About a week after the mass death of fish in the Oder became known, attention is increasingly focused on the estuary area in front of the Baltic Sea. Everything is done to ensure that no dead fish arrive in the Szczecin Lagoon, said the Environment Minister of Mecklenburg-Western Pomerania, Till Backhaus (SPD).
As of Tuesday, no dead fish had been sighted in the German part of the lagoon. The Oder flows into the Szczecin Lagoon, through which the border of Germany and Poland runs, and from there into the Baltic Sea.
The tourism industry in the region in eastern Mecklenburg-Western Pomerania is concerned. “It’s still a situation in which a lot is unclear,” said the managing director of the state tourism association, Tobias Woitendorf. As a precaution, the state government in Schwerin advises against bathing in the Szczecin Lagoon. Health risks have not yet been ruled out. Authorities have also advised against angling, fishing and water abstraction.

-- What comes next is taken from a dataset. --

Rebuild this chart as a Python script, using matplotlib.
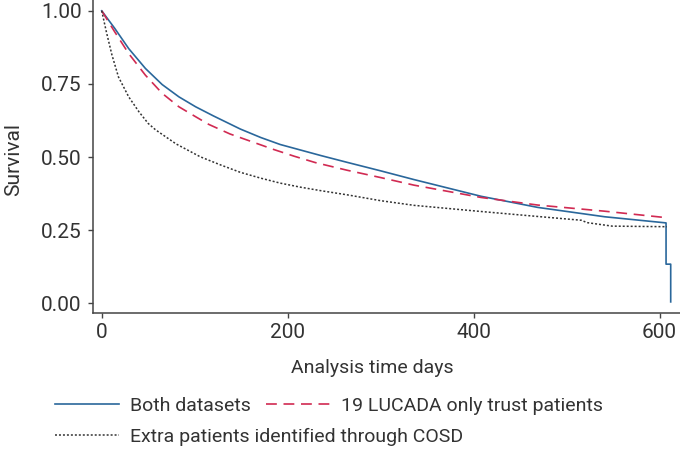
import matplotlib
matplotlib.use("Agg")
import matplotlib.pyplot as plt
from matplotlib import font_manager

names = {f.name for f in font_manager.fontManager.ttflist}
fam = [n for n in ["Liberation Sans Narrow", "Roboto", "DejaVu Sans"] if n in names]
plt.rcParams["font.family"] = fam

# ---------------- data ----------------
both_days = [0, 14, 29, 47, 65, 83, 101, 120, 149, 171, 192, 214, 236, 264, 300,
             336, 408, 469, 541, 607, 607, 612, 612]
both_surv = [1.0, 0.940, 0.871, 0.803, 0.748, 0.706, 0.672, 0.641, 0.596, 0.567,
             0.543, 0.524, 0.505, 0.482, 0.453, 0.423, 0.366, 0.328, 0.296, 0.275,
             0.134, 0.134, 0.005]

lucada_days = [0, 14, 29, 47, 65, 83, 101, 115, 138, 162, 185, 207, 230, 264, 300, 336,
               408, 469, 541, 607]
lucada_surv = [1.0, 0.928, 0.854, 0.780, 0.718, 0.672, 0.638, 0.612, 0.579, 0.552, 0.526,
               0.503, 0.481, 0.455, 0.430, 0.404, 0.362, 0.336, 0.315, 0.293]

cosd_days = [0, 5, 11, 18, 29, 40, 50, 58, 80, 106, 128, 149, 171, 192, 214, 236, 264,
             300, 336, 408, 469, 516, 522, 549, 608]
cosd_surv = [1.0, 0.928, 0.849, 0.774, 0.706, 0.655, 0.615, 0.593, 0.545, 0.501, 0.473,
             0.448, 0.428, 0.411, 0.397, 0.385, 0.371, 0.351, 0.335, 0.314, 0.297,
             0.284, 0.276, 0.264, 0.262]

labels = ["Both datasets", "19 LUCADA only trust patients",
          "Extra patients identified through COSD"]
xticks = [0, 200, 400, 600]
yticks = [0.0, 0.25, 0.5, 0.75, 1.0]
ytick_labels = ["0.00", "0.25", "0.50", "0.75", "1.00"]

# ---------------- figure ----------------
W, H = 680, 454
fig = plt.figure(figsize=(W / 100, H / 100), dpi=100)
ax = fig.add_axes([92.7 / W, 1 - 313.3 / H, (W - 92.7) / W, 313.3 / H])

blue = "#2a679b"
red = "#d12a52"
dark = "#333333"

l1, = ax.plot(both_days, both_surv, color=blue, lw=1.2)
l2, = ax.plot(lucada_days, lucada_surv, color=red, lw=1.2, dashes=(6.5, 4))
l3, = ax.plot(cosd_days, cosd_surv, color=dark, lw=1.1, dashes=(1.3, 1.3))

ax.set_xlim(-9.7, 622)
ax.set_ylim(-0.034, 1.037)
ax.set_xticks(xticks)
ax.set_yticks(yticks)
ax.set_yticklabels(ytick_labels)

for s in ["top", "right"]:
    ax.spines[s].set_visible(False)
for s in ["left", "bottom"]:
    ax.spines[s].set_color("#444444")
    ax.spines[s].set_linewidth(1.1)

ax.tick_params(axis="both", direction="out", length=3.5, width=1.0, color="#444444",
               labelsize=15, labelcolor="#333333")
ax.tick_params(axis="y", pad=4.5)
ax.tick_params(axis="x", pad=3.5)

ax.set_xlabel("Analysis time days", fontsize=14, color="#333333")
ax.xaxis.set_label_coords((372 - 92.7) / (W - 92.7), (313.3 - 368) / 313.3)
ax.xaxis.label.set_va("center")
ax.set_ylabel("Survival", fontsize=15, color="#333333")
ax.yaxis.set_label_coords((14 - 92.7) / (W - 92.7), (313.3 - 160) / 313.3)
ax.yaxis.label.set_va("center")

common = dict(frameon=False, fontsize=14, borderpad=0, borderaxespad=0,
              handlelength=3.3, handletextpad=0.55, columnspacing=0.8,
              loc="center left", labelcolor="#333333")
leg1 = fig.legend([l1, l2], labels[:2], ncol=2,
                  bbox_to_anchor=(55 / W, 1 - 406 / H), **common)
leg2 = fig.legend([l3], labels[2:], ncol=1,
                  bbox_to_anchor=(55 / W, 1 - 437 / H), **common)

fig.savefig("out.png", dpi=100)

According to Polish authorities, dead fish have now also been found south of the port city of Szczecin in canals connected to the Oder. This means that the contaminated water masses are moving towards Szczecin, said the head of the regional administration for the West Pomeranian Voivodeship, Zbigniew Bogucki, on Tuesday.
The cause of the environmental disaster is still open. The death of fish in the Oder has been worrying people who live on the river in Poland and Germany for days.

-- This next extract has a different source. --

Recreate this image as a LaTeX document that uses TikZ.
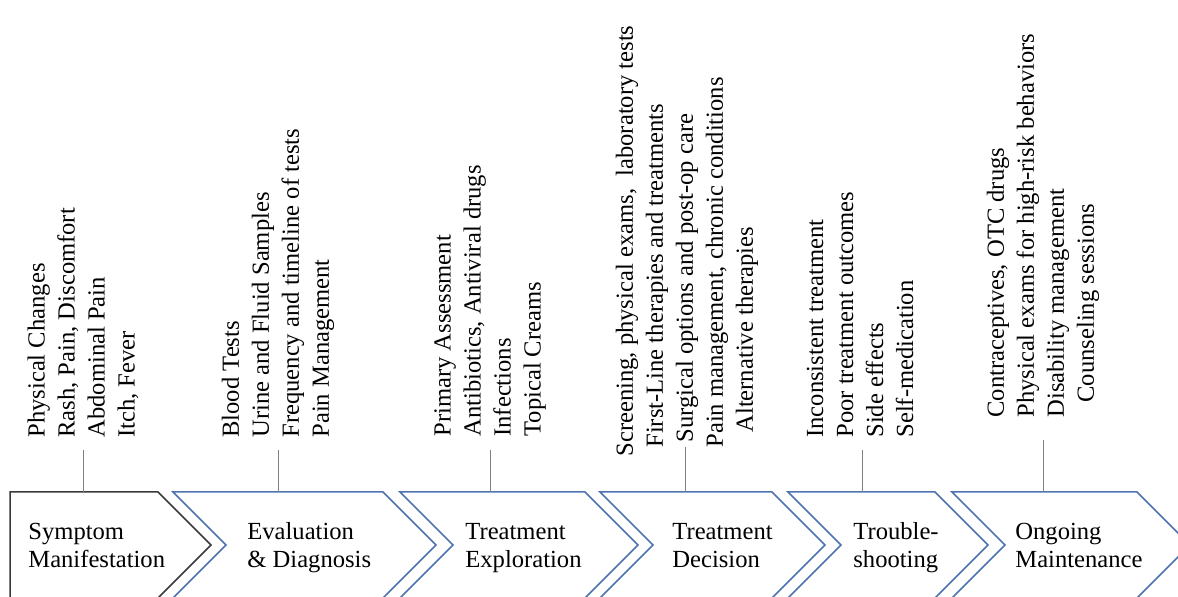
\documentclass[tikz,border=0pt]{standalone}
\usepackage{fontspec}
\setmainfont{Liberation Serif}
\usetikzlibrary{positioning}
\definecolor{mblue}{HTML}{4F72B0}
\definecolor{mdark}{HTML}{3A3A3A}
\definecolor{mgray}{HTML}{808080}
\tikzstyle{l1}=[line width=0.75pt, line join=miter]
\tikzstyle{chev}=[l1, draw=mblue]
\tikzstyle{stage}=[anchor=west, align=left, inner sep=0pt, font=\fontsize{12.3}{14}\selectfont]
\tikzstyle{items}=[rotate=90, anchor=west, align=left, inner sep=0pt, font=\fontsize{12.3}{15}\selectfont]
\tikzstyle{conn}=[line width=0.5pt, draw=mgray]

\begin{document}
\begin{tikzpicture}[x=0.5pt, y=-0.5pt]
    \useasboundingbox (0,0) rectangle (1178,597);
    \clip (0,0) rectangle (1178,597);

    % chevrons
    \draw[l1, draw=mdark] (10,492) -- (158,492) -- (211,545) -- (158,598) -- (10,598) -- cycle;
    \draw[chev] (173,492) -- (383,492) -- (436,545) -- (383,598) -- (173,598) -- (226,545) -- cycle;
    \draw[chev] (400,492) -- (585,492) -- (638,545) -- (585,598) -- (400,598) -- (453,545) -- cycle;
    \draw[chev] (600,492) -- (772,492) -- (825,545) -- (772,598) -- (600,598) -- (653,545) -- cycle;
    \draw[chev] (788,492) -- (935,492) -- (988,545) -- (935,598) -- (788,598) -- (841,545) -- cycle;
    \draw[chev] (952,492) -- (1137,492) -- (1190,545) -- (1137,598) -- (952,598) -- (1005,545) -- cycle;

    \node[stage] at (28,548) (s1) {\strut Symptom\\\strut Manifestation};
    \node[stage] at (247,548) (s2) {\strut Evaluation\\\strut\& Diagnosis};
    \node[stage] at (465,548) (s3) {\strut Treatment\\\strut Exploration};
    \node[stage] at (672,548) (s4) {\strut Treatment\\\strut Decision};
    \node[stage] at (853,548) (s5) {\strut Trouble-\\\strut shooting};
    \node[stage] at (1015,548) (s6) {\strut Ongoing\\\strut Maintenance};

    % details above each stage
    \node[items] at (83,438) (d1) {Physical Changes\\Rash, Pain, Discomfort\\Abdominal Pain\\Itch, Fever};
    \node[items] at (278,438) (d2) {Blood Tests\\Urine and Fluid Samples\\Frequency and timeline of tests\\Pain Management};
    \node[items] at (490,437) (d3) {Primary Assessment\\Antibiotics, Antiviral drugs\\Infections\\Topical Creams};
    \node[items] at (687,457) (d4) {Screening, physical exams,\ \ laboratory tests\\\hspace*{4.5pt}First-Line therapies and treatments\\\hspace*{7pt}Surgical options and post-op care\\\hspace*{4.5pt}Pain management, chronic conditions\\\hspace*{12pt}Alternative therapies};
    \node[items] at (860,438) (d5) {Inconsistent treatment\\Poor treatment outcomes\\Side effects\\Self-medication};
    \node[items] at (1043,418) (d6) {Contraceptives, OTC drugs\\Physical exams for high-risk behaviors\\Disability management\\\hspace*{7.5pt}Counseling sessions};

    \coordinate (t1) at (83,492);
    \coordinate (t2) at (278,492);
    \coordinate (t3) at (490,492);
    \coordinate (t4) at (685,492);
    \coordinate (t5) at (862,492);
    \coordinate (t6) at (1043,492);
    \coordinate (e1) at (83,450);
    \coordinate (e2) at (278,450);
    \coordinate (e3) at (490,450);
    \coordinate (e4) at (685,447);
    \coordinate (e5) at (862,450);
    \coordinate (e6) at (1043,440);

    \draw[conn] (t1) -- (e1);
    \draw[conn] (t2) -- (e2);
    \draw[conn] (t3) -- (e3);
    \draw[conn] (t4) -- (e4);
    \draw[conn] (t5) -- (e5);
    \draw[conn] (t6) -- (e6);
\end{tikzpicture}
\end{document}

According to the Polish government, no toxic substances that could have caused the fish kill have been discovered in the water samples examined. In addition, no evidence of pesticides was found in the samples of dead fish, said Poland’s Environment Minister Anna Moskwa on Tuesday in Warsaw. The investigations are currently considering three hypotheses.
[Fish deaths in the Oder: Inconsistencies on the Polish side when searching for toxins (T )]
The first hypothesis is the possible entry of a toxic substance into the water, either during the production process in an industrial company located on the Oder or through illegal discharge into the river. The second hypothesis states that the causes were natural: high temperatures, low water levels and increased concentrations of pollutants. The third hypothesis is the discharge of a large amount of chlorinated process water into the Oder.
According to their own statements, the Polish fire brigade alone has so far recovered almost a hundred tons of dead fish from the border river and a smaller river that has no connection to the Oder. In Brandenburg, too, helpers collected the fish carcasses on the Oder. The dead animals are destroyed in special incinerators. For the time being, there was no information about the quantities collected in Germany.
The Brandenburg State Environment Agency has evaluated the first laboratory results. The results transmitted on Monday evening by the Berlin-Brandenburg state laboratory in a first tranche did not show particularly high values for metals such as mercury, according to the Brandenburg Ministry of the Environment on Tuesday. A single cause for the environmental catastrophe cannot be identified.